**Brief**
Restate the data exactly as given and keep the pictures out.

**Data lines**
════════════════

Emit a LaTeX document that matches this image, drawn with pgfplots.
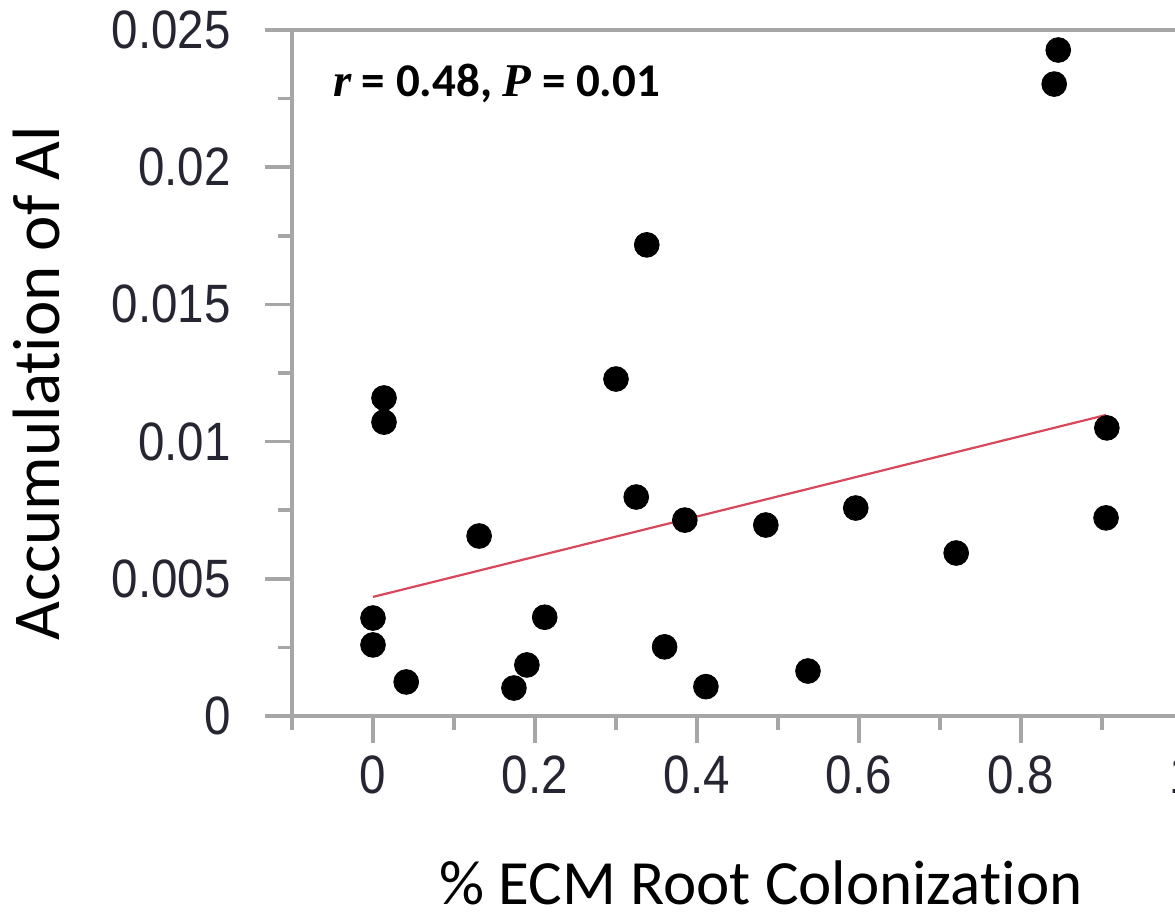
\documentclass[border=0pt]{standalone}
\usepackage{pgfplots}
\pgfplotsset{compat=1.18}
\usepackage{fontspec}
\setmainfont{Carlito}[Ligatures={NoCommon}]
\newfontfamily\tickfont{Liberation Sans}
\newfontfamily\italfont{Liberation Serif}

\definecolor{axisgray}{HTML}{A6A6A6}
\definecolor{fitred}{HTML}{D9475B}
\definecolor{tickcol}{HTML}{262633}

% ECM colonization (fraction) vs. Al accumulation
\pgfplotstableread{
x      y
0.000  0.00357
0.000  0.00259
0.0136 0.01159
0.0136 0.01071
0.041  0.00124
0.131  0.00656
0.174  0.00102
0.190  0.00186
0.212  0.00360
0.300  0.01228
0.325  0.00798
0.338  0.01717
0.360  0.00252
0.385  0.00714
0.411  0.00107
0.485  0.00696
0.537  0.00164
0.596  0.00758
0.720  0.00594
0.841  0.02303
0.846  0.02427
0.905  0.00722
0.906  0.01050
}\alData

\begin{document}
\begin{tikzpicture}
\begin{axis}[
  at={(0,0)}, anchor=south west,
  scale only axis, width=486pt, height=343pt,
  xmin=-0.1, xmax=1.1, ymin=0, ymax=0.025,
  axis line style={draw=axisgray, line width=1.8pt},
  xtick={0,0.2,0.4,0.6,0.8,1},
  xticklabels={0,0.2,0.4,0.6,0.8,1},
  minor xtick={-0.1,0.1,0.3,0.5,0.7,0.9},
  ytick={0,0.005,0.01,0.015,0.02,0.025},
  yticklabels={0,0.005,0.01,0.015,0.02,0.025},
  minor ytick={0.0025,0.0075,0.0125,0.0175,0.0225},
  scaled ticks=false,
  tick align=outside, xtick pos=left, ytick pos=left,
  major tick length=13.5pt, minor tick length=7pt,
  tick style={draw=axisgray, line width=1.8pt},
  tick label style={font=\tickfont\fontsize{27}{27}\selectfont, text=tickcol, xscale=0.88},
  xticklabel style={yshift=-3pt},
  yticklabel style={xshift=-16pt},
  xlabel={\% ECM Root Colonization},
  ylabel={Accumulation of Al},
  every axis x label/.style={at={(axis description cs:0.4825,-0.2755)}, anchor=base,
    font=\fontsize{31.5}{31.5}\selectfont},
  every axis y label/.style={at={(axis description cs:-0.2387,0.485)}, rotate=90, anchor=base,
    font=\fontsize{33.5}{33.5}\selectfont},
  clip=false,
]
\addplot[only marks, mark=*, mark size=6.2pt, black] table[x=x, y=y] {\alData};
\addplot[fitred, line width=1.1pt] coordinates {(0,0.00434) (0.905,0.01097)};
\node[anchor=base west, font=\bfseries\fontsize{23.5}{23.5}\selectfont]
  at (axis cs:-0.058,0.02256)
  {{\italfont\bfseries\itshape r} = 0.48, {\italfont\bfseries\itshape P} = 0.01};
\end{axis}
\pgfresetboundingbox
\path[use as bounding box] (-146pt,-101pt) rectangle (441.5pt,358pt);
\end{tikzpicture}
\end{document}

════════════════

**Solution to the exercise**
Emit a LaTeX document that matches this image, drawn with pgfplots.
\documentclass[border=0pt]{standalone}
\usepackage{pgfplots}
\pgfplotsset{compat=1.18}
\usepackage{fontspec}
\setmainfont{Carlito}[Ligatures={NoCommon}]
\newfontfamily\tickfont{Liberation Sans}
\newfontfamily\italfont{Liberation Serif}

\definecolor{axisgray}{HTML}{A6A6A6}
\definecolor{fitred}{HTML}{D9475B}
\definecolor{tickcol}{HTML}{262633}

% ECM colonization (fraction) vs. Al accumulation
\pgfplotstableread{
x      y
0.000  0.00357
0.000  0.00259
0.0136 0.01159
0.0136 0.01071
0.041  0.00124
0.131  0.00656
0.174  0.00102
0.190  0.00186
0.212  0.00360
0.300  0.01228
0.325  0.00798
0.338  0.01717
0.360  0.00252
0.385  0.00714
0.411  0.00107
0.485  0.00696
0.537  0.00164
0.596  0.00758
0.720  0.00594
0.841  0.02303
0.846  0.02427
0.905  0.00722
0.906  0.01050
}\alData

\begin{document}
\begin{tikzpicture}
\begin{axis}[
  at={(0,0)}, anchor=south west,
  scale only axis, width=486pt, height=343pt,
  xmin=-0.1, xmax=1.1, ymin=0, ymax=0.025,
  axis line style={draw=axisgray, line width=1.8pt},
  xtick={0,0.2,0.4,0.6,0.8,1},
  xticklabels={0,0.2,0.4,0.6,0.8,1},
  minor xtick={-0.1,0.1,0.3,0.5,0.7,0.9},
  ytick={0,0.005,0.01,0.015,0.02,0.025},
  yticklabels={0,0.005,0.01,0.015,0.02,0.025},
  minor ytick={0.0025,0.0075,0.0125,0.0175,0.0225},
  scaled ticks=false,
  tick align=outside, xtick pos=left, ytick pos=left,
  major tick length=13.5pt, minor tick length=7pt,
  tick style={draw=axisgray, line width=1.8pt},
  tick label style={font=\tickfont\fontsize{27}{27}\selectfont, text=tickcol, xscale=0.88},
  xticklabel style={yshift=-3pt},
  yticklabel style={xshift=-16pt},
  xlabel={\% ECM Root Colonization},
  ylabel={Accumulation of Al},
  every axis x label/.style={at={(axis description cs:0.4825,-0.2755)}, anchor=base,
    font=\fontsize{31.5}{31.5}\selectfont},
  every axis y label/.style={at={(axis description cs:-0.2387,0.485)}, rotate=90, anchor=base,
    font=\fontsize{33.5}{33.5}\selectfont},
  clip=false,
]
\addplot[only marks, mark=*, mark size=6.2pt, black] table[x=x, y=y] {\alData};
\addplot[fitred, line width=1.1pt] coordinates {(0,0.00434) (0.905,0.01097)};
\node[anchor=base west, font=\bfseries\fontsize{23.5}{23.5}\selectfont]
  at (axis cs:-0.058,0.02256)
  {{\italfont\bfseries\itshape r} = 0.48, {\italfont\bfseries\itshape P} = 0.01};
\end{axis}
\pgfresetboundingbox
\path[use as bounding box] (-146pt,-101pt) rectangle (441.5pt,358pt);
\end{tikzpicture}
\end{document}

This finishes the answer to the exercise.